Projects

TSSL supports a variety of projects at Wellesley College including:

Faculty Working Group

Each semester, TSSL convenes a working group for humanities faculty to discuss new and ongoing courses and projects.

Academic Year Research Fellowships

TSSL funds semester-long, paid student research fellowships in the humanities. These projects are overseen by faculty and rotate each semester.

Summer Research Fellowships

Summer research fellowships are paid student research opportunities in the humanities overseen by faculty.

Public Humanities Projects

TSSL provides funding each year to support new or ongoing public humanities projects led by Wellesley faculty.

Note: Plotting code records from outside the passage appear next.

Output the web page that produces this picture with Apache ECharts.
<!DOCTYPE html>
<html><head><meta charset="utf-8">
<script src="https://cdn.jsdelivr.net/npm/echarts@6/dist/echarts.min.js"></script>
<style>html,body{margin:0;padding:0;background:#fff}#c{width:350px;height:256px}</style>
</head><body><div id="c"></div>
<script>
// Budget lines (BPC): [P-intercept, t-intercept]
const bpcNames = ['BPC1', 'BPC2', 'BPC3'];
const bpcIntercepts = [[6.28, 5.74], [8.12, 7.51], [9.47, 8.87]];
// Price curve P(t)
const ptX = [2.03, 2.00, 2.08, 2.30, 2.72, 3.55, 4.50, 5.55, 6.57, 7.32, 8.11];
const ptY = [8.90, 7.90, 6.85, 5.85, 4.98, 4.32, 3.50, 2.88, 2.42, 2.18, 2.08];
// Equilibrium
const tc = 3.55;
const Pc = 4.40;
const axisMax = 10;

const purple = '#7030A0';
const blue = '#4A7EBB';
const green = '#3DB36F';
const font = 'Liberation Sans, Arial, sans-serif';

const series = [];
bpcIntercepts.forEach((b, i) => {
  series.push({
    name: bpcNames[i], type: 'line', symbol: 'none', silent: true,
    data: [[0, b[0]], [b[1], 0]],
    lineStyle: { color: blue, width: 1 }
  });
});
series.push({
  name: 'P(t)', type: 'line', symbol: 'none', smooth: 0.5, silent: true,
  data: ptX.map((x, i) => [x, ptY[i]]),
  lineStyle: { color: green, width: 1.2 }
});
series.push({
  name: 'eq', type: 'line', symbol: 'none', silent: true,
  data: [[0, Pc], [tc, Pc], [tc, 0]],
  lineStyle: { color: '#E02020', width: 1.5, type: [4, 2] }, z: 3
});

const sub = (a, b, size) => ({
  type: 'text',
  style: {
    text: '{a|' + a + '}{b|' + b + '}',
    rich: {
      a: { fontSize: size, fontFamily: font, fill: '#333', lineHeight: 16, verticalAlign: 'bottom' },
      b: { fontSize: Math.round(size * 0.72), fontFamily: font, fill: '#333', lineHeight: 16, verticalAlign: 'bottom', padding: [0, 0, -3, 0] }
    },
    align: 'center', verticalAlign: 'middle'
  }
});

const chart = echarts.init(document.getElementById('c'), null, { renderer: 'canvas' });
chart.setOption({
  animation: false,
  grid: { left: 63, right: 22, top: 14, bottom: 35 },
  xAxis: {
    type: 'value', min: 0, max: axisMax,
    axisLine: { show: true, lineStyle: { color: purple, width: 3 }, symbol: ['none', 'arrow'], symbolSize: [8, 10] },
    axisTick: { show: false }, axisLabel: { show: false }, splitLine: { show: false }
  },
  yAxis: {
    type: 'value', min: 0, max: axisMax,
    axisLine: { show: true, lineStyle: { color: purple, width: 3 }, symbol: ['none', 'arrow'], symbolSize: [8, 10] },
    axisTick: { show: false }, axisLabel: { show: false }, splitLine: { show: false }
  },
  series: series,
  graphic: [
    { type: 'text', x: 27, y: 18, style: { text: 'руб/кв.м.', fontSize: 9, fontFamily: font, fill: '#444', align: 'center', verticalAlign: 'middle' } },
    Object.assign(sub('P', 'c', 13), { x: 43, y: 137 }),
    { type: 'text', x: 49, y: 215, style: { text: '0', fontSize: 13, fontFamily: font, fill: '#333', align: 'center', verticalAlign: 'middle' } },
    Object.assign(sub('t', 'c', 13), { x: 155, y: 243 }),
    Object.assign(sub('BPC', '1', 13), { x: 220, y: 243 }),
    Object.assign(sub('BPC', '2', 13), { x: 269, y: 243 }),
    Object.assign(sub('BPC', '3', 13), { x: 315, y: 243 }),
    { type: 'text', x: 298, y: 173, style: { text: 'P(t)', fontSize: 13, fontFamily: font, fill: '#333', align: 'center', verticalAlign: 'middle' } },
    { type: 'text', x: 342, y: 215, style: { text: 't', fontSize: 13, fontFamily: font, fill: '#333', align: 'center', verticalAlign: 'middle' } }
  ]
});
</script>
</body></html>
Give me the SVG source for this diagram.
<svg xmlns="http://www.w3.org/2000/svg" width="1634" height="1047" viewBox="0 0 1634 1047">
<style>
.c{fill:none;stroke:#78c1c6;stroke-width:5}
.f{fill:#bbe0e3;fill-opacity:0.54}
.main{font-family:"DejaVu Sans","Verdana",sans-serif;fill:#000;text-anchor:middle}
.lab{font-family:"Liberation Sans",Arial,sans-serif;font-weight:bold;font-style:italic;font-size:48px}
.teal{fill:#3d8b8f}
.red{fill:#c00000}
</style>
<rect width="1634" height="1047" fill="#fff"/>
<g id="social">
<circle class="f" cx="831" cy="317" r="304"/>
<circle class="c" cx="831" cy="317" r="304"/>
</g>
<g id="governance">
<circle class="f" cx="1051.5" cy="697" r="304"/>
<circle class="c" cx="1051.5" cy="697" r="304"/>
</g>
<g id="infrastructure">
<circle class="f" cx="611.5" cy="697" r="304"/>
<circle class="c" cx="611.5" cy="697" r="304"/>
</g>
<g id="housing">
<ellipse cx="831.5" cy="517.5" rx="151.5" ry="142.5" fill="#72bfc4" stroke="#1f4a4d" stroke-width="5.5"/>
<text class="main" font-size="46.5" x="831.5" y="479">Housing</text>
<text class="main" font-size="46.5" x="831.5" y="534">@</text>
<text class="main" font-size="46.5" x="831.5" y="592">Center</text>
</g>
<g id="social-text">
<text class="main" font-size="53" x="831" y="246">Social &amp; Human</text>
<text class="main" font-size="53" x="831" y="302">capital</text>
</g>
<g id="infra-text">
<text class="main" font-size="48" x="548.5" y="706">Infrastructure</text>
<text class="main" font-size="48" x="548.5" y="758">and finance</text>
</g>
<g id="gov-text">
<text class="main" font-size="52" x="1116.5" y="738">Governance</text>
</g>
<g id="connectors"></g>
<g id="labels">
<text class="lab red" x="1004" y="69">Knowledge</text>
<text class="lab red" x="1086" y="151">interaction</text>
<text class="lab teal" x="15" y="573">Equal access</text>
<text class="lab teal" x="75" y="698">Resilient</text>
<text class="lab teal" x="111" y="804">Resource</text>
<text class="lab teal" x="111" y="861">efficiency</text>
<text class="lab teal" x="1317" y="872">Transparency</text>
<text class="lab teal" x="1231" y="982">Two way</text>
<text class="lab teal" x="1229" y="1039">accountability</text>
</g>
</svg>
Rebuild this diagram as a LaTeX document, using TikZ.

Course Revision and New Courses

TSSL supports the creation of new courses or revision of existing courses through the faculty working group. This curricular transformation will broaden the reach and appeal of humanities courses to students across campus and will demonstrate how humanities-based tools can address essential questions and shared dilemmas.

Public Workshops

TSSL invites five speakers a year to discuss models for humanities research, public humanities projects, and other humanities topics. These workshops offer additional humanities programming on campus specifically intended to encourage discussion among faculty about applying these models to their own work.

Narrative Lab

The Narrative Lab is a space where faculty and students come together to study narrative theory and narratives across all periods, genres, and media, from ancient texts to video games. We are interested in how narratives are created, adapted, interpreted, and put to use in the world. Each semester, three to four student research fellows learn and work alongside a small group of faculty from humanities departments, through weekly meetings and lively discussions. Our goal is to create and to critically examine narratives about narratives.

Translation Lab

The Translation Lab’s goal is to show the growing importance of translation as both an academic discipline and a creative practice. We believe that students engage more deeply with literary texts when they grapple with the riddles and contradictions of translation. Our team members, Sara Kippur (French), Mingwei Song (Chinese), Rachid Aadnani (Arabic), Evelina Guzauskyte (Spanish), and Eve Zimmerman (Japanese) have all used translation studies in their own work and in their teaching, or are literary translators themselves, and are thus ideally positioned to work closely with student research fellows.